» **Direction**
In the listing that follows, retype every line from the first through the one containing "import plotly.graph_objects as go". Pictures are to be left out.

» **Record list**

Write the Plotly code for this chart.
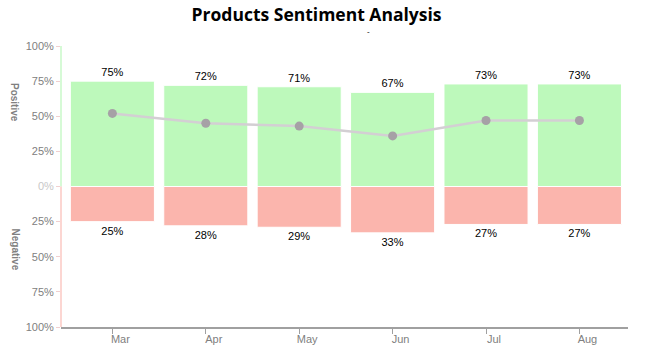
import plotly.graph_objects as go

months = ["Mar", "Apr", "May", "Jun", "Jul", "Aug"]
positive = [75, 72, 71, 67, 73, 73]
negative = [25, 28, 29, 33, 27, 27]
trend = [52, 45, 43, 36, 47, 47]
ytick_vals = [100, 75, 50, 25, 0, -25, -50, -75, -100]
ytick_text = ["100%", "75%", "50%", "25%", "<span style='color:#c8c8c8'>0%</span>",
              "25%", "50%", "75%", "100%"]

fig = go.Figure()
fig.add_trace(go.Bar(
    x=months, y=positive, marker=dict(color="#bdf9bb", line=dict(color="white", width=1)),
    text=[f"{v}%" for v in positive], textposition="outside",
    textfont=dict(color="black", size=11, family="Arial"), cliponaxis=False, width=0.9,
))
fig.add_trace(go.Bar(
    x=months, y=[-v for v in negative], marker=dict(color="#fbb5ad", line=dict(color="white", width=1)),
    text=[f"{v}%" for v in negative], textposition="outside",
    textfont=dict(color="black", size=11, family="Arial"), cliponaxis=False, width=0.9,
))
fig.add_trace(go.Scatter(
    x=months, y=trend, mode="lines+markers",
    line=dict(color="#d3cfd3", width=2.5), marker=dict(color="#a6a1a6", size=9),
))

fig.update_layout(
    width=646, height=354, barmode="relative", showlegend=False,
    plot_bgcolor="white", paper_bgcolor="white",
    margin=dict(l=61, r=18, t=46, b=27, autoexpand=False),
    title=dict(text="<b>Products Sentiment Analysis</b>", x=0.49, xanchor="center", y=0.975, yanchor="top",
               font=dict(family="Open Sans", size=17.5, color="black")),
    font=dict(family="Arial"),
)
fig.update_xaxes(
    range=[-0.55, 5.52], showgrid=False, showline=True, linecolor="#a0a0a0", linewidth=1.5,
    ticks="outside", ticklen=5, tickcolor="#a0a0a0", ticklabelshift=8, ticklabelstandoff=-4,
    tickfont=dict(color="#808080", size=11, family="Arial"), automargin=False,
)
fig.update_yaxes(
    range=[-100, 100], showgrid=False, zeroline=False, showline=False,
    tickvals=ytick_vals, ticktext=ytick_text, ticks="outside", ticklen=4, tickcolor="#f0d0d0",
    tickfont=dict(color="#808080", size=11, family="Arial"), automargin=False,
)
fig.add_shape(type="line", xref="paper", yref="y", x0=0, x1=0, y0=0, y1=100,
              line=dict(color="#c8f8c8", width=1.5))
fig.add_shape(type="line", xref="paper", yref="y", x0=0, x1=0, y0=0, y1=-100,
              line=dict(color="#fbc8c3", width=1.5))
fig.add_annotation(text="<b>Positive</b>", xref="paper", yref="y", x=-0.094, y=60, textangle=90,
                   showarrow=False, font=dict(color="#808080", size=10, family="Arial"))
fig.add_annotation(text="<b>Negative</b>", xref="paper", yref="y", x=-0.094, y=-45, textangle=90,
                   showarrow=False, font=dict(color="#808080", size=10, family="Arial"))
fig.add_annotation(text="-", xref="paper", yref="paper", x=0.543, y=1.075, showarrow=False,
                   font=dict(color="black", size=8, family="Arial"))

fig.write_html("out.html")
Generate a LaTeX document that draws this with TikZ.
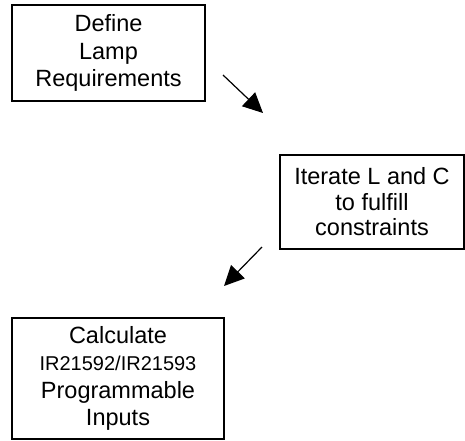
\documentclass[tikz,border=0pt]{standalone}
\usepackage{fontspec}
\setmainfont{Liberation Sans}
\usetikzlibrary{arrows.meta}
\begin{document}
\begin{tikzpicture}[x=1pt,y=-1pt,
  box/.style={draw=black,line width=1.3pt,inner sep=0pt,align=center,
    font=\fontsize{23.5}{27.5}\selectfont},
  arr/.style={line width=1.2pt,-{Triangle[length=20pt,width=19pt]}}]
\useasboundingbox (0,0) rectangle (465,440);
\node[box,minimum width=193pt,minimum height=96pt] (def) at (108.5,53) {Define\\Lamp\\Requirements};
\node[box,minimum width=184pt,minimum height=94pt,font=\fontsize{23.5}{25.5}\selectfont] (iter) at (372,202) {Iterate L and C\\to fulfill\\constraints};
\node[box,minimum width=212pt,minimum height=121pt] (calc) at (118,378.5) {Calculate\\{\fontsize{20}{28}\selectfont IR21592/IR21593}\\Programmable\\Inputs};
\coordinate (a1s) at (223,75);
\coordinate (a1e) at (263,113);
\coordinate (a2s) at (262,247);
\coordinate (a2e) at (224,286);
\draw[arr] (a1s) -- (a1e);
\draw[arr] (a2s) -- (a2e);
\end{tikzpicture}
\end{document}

» **Correct result**
Write the Plotly code for this chart.
import plotly.graph_objects as go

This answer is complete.